## Task objective
Please transcribe the data that follows without the pictures, keeping every word the same.

## Available data
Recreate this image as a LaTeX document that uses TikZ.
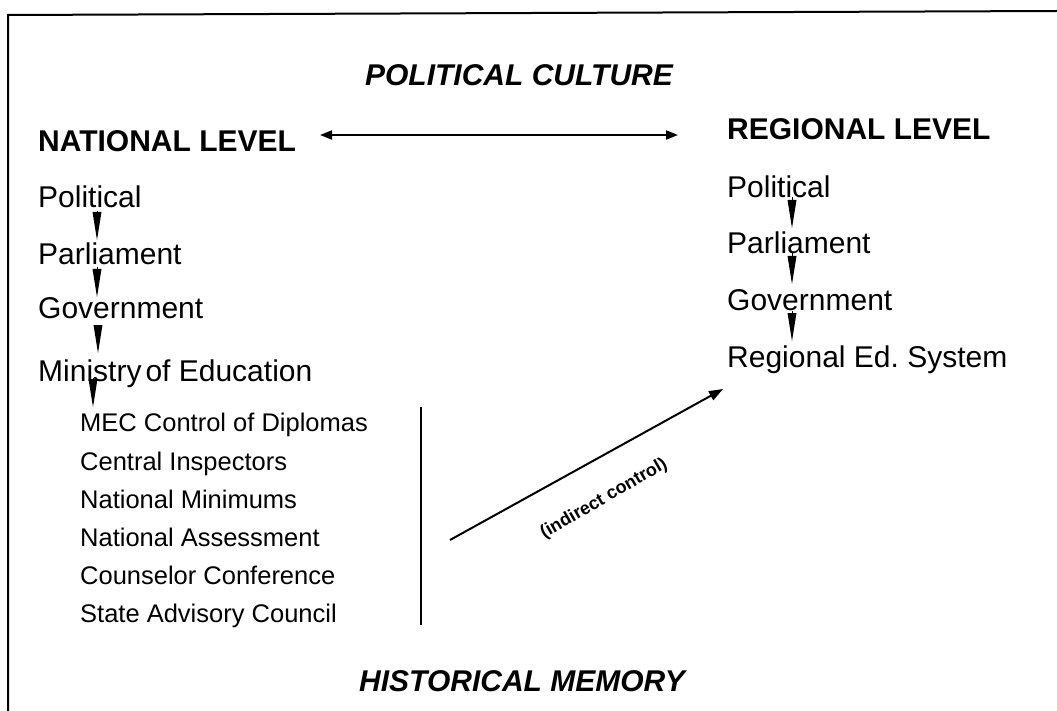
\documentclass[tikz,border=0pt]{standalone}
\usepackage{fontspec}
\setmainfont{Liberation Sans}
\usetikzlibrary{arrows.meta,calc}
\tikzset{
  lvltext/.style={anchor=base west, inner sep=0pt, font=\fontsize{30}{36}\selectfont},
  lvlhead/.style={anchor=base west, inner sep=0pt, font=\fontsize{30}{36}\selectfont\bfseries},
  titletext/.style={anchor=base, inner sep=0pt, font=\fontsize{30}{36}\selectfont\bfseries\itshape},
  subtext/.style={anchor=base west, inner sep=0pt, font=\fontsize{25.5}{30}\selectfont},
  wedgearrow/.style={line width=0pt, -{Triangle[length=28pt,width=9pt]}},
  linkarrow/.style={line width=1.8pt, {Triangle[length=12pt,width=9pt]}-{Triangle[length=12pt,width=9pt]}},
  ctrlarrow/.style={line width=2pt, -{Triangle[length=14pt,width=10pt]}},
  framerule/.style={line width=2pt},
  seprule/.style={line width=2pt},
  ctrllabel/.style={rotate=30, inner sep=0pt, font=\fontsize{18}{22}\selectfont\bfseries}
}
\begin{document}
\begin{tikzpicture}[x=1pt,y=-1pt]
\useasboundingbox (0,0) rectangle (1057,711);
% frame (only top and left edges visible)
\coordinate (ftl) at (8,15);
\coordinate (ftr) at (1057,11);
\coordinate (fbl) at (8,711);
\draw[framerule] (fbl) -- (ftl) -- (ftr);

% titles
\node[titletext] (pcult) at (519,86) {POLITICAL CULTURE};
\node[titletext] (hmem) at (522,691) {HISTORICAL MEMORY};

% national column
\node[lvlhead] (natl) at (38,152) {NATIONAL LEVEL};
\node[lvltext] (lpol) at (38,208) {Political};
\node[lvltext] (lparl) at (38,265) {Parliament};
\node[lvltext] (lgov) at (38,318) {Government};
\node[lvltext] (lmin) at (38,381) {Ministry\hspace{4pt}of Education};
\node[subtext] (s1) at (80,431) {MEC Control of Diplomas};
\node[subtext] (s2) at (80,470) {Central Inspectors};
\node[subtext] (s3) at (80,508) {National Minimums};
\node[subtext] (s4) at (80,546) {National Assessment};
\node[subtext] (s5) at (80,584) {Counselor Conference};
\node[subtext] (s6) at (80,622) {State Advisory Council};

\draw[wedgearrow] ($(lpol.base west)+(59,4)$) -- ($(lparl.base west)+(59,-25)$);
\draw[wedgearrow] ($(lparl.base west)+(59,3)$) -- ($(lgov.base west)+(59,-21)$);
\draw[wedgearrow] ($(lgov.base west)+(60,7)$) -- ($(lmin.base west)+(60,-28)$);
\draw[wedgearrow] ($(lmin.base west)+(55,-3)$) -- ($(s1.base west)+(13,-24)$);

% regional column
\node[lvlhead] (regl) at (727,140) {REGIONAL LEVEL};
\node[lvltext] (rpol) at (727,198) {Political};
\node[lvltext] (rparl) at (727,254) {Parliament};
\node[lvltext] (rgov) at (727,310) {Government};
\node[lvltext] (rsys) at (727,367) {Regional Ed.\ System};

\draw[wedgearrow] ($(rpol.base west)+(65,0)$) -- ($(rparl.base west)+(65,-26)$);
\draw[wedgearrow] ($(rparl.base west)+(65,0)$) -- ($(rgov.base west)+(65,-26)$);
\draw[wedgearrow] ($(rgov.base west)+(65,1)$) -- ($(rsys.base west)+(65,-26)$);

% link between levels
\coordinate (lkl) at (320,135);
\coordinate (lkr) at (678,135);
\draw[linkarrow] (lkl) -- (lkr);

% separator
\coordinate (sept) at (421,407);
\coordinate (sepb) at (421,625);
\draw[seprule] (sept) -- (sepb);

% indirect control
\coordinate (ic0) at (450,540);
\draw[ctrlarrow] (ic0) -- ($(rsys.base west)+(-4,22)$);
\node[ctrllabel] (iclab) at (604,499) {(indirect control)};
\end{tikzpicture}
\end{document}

## Solution for this exercise
Recreate this image as a LaTeX document that uses TikZ.
\documentclass[tikz,border=0pt]{standalone}
\usepackage{fontspec}
\setmainfont{Liberation Sans}
\usetikzlibrary{arrows.meta,calc}
\tikzset{
  lvltext/.style={anchor=base west, inner sep=0pt, font=\fontsize{30}{36}\selectfont},
  lvlhead/.style={anchor=base west, inner sep=0pt, font=\fontsize{30}{36}\selectfont\bfseries},
  titletext/.style={anchor=base, inner sep=0pt, font=\fontsize{30}{36}\selectfont\bfseries\itshape},
  subtext/.style={anchor=base west, inner sep=0pt, font=\fontsize{25.5}{30}\selectfont},
  wedgearrow/.style={line width=0pt, -{Triangle[length=28pt,width=9pt]}},
  linkarrow/.style={line width=1.8pt, {Triangle[length=12pt,width=9pt]}-{Triangle[length=12pt,width=9pt]}},
  ctrlarrow/.style={line width=2pt, -{Triangle[length=14pt,width=10pt]}},
  framerule/.style={line width=2pt},
  seprule/.style={line width=2pt},
  ctrllabel/.style={rotate=30, inner sep=0pt, font=\fontsize{18}{22}\selectfont\bfseries}
}
\begin{document}
\begin{tikzpicture}[x=1pt,y=-1pt]
\useasboundingbox (0,0) rectangle (1057,711);
% frame (only top and left edges visible)
\coordinate (ftl) at (8,15);
\coordinate (ftr) at (1057,11);
\coordinate (fbl) at (8,711);
\draw[framerule] (fbl) -- (ftl) -- (ftr);

% titles
\node[titletext] (pcult) at (519,86) {POLITICAL CULTURE};
\node[titletext] (hmem) at (522,691) {HISTORICAL MEMORY};

% national column
\node[lvlhead] (natl) at (38,152) {NATIONAL LEVEL};
\node[lvltext] (lpol) at (38,208) {Political};
\node[lvltext] (lparl) at (38,265) {Parliament};
\node[lvltext] (lgov) at (38,318) {Government};
\node[lvltext] (lmin) at (38,381) {Ministry\hspace{4pt}of Education};
\node[subtext] (s1) at (80,431) {MEC Control of Diplomas};
\node[subtext] (s2) at (80,470) {Central Inspectors};
\node[subtext] (s3) at (80,508) {National Minimums};
\node[subtext] (s4) at (80,546) {National Assessment};
\node[subtext] (s5) at (80,584) {Counselor Conference};
\node[subtext] (s6) at (80,622) {State Advisory Council};

\draw[wedgearrow] ($(lpol.base west)+(59,4)$) -- ($(lparl.base west)+(59,-25)$);
\draw[wedgearrow] ($(lparl.base west)+(59,3)$) -- ($(lgov.base west)+(59,-21)$);
\draw[wedgearrow] ($(lgov.base west)+(60,7)$) -- ($(lmin.base west)+(60,-28)$);
\draw[wedgearrow] ($(lmin.base west)+(55,-3)$) -- ($(s1.base west)+(13,-24)$);

% regional column
\node[lvlhead] (regl) at (727,140) {REGIONAL LEVEL};
\node[lvltext] (rpol) at (727,198) {Political};
\node[lvltext] (rparl) at (727,254) {Parliament};
\node[lvltext] (rgov) at (727,310) {Government};
\node[lvltext] (rsys) at (727,367) {Regional Ed.\ System};

\draw[wedgearrow] ($(rpol.base west)+(65,0)$) -- ($(rparl.base west)+(65,-26)$);
\draw[wedgearrow] ($(rparl.base west)+(65,0)$) -- ($(rgov.base west)+(65,-26)$);
\draw[wedgearrow] ($(rgov.base west)+(65,1)$) -- ($(rsys.base west)+(65,-26)$);

% link between levels
\coordinate (lkl) at (320,135);
\coordinate (lkr) at (678,135);
\draw[linkarrow] (lkl) -- (lkr);

% separator
\coordinate (sept) at (421,407);
\coordinate (sepb) at (421,625);
\draw[seprule] (sept) -- (sepb);

% indirect control
\coordinate (ic0) at (450,540);
\draw[ctrlarrow] (ic0) -- ($(rsys.base west)+(-4,22)$);
\node[ctrllabel] (iclab) at (604,499) {(indirect control)};
\end{tikzpicture}
\end{document}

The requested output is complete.